Exactly. Your point here is a straw man argument, that actually undermines any use of data.
Which is what I point out. Data has to be used in context and now you flip/flop from the use of data to prove fallacy to 'looking for trends'. That's what I've advocated all along. But to look at trends, you have to look at how the data is generated. Following top-level Shops mages on MTGO is going to artificially skew the data, but you don't seem willing to admit that the data does that.
sigh
While I'm glad we are now on the same page regarding "looking at trends," if you go back and look at any article I've ever published on Metagame Analysis that I've linked to earlier, it's clear that's the entire goal.
The point of looking at aggregate data is to discern trends. That's not flipflopping, that's the essence of what analyzing the metagame is for.
If MTGO dailies were as skewed as you suggest, then the data for Q1 dailies and MTGO P9 challenges wouldn't be virtually the same. Yet, the top 16 and top 8 data from the premier events is almost statistically identical. So, this "skew" effect that you keep harping on in an attempt to undermine the validity of the dailies - is not evident if we compared the dailies to the premiers. It's the same stats. The same numbers.
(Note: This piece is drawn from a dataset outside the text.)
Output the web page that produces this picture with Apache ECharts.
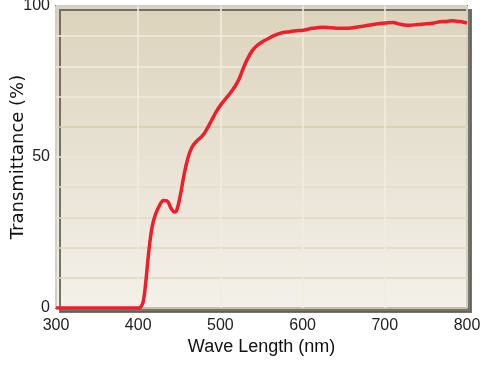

Again, I'll agree to disagree. I think he made an overstatement, but I don't find it offensive. I don't think you could distinguish 50 decks from 72 decks using sound statistical tools to analyze your data set to describe the metagame as a whole over Q1. I think it becomes even more difficult if the data analysis included an analysis based on pilot. If it repeated over another quarter (i.e. a trend), I think you would have a statistical argument, but we'll never know.
It's not 50. It's 28 compared to 72. That's the number of Mentor decks in the data set compare to the number of Shop decks.
I was using the 50 Gush decks to illustrate that not even the total number of Gush decks comes close to the number of Shop decks, and only 23 of the 50 Gush decks were Mentor decks.
To accept your overall argument concerning Danny's claim, one would have to believe that 28 is "reasonably" close enough to 72, given variance. That's just nonsense. It's miles away, not inches.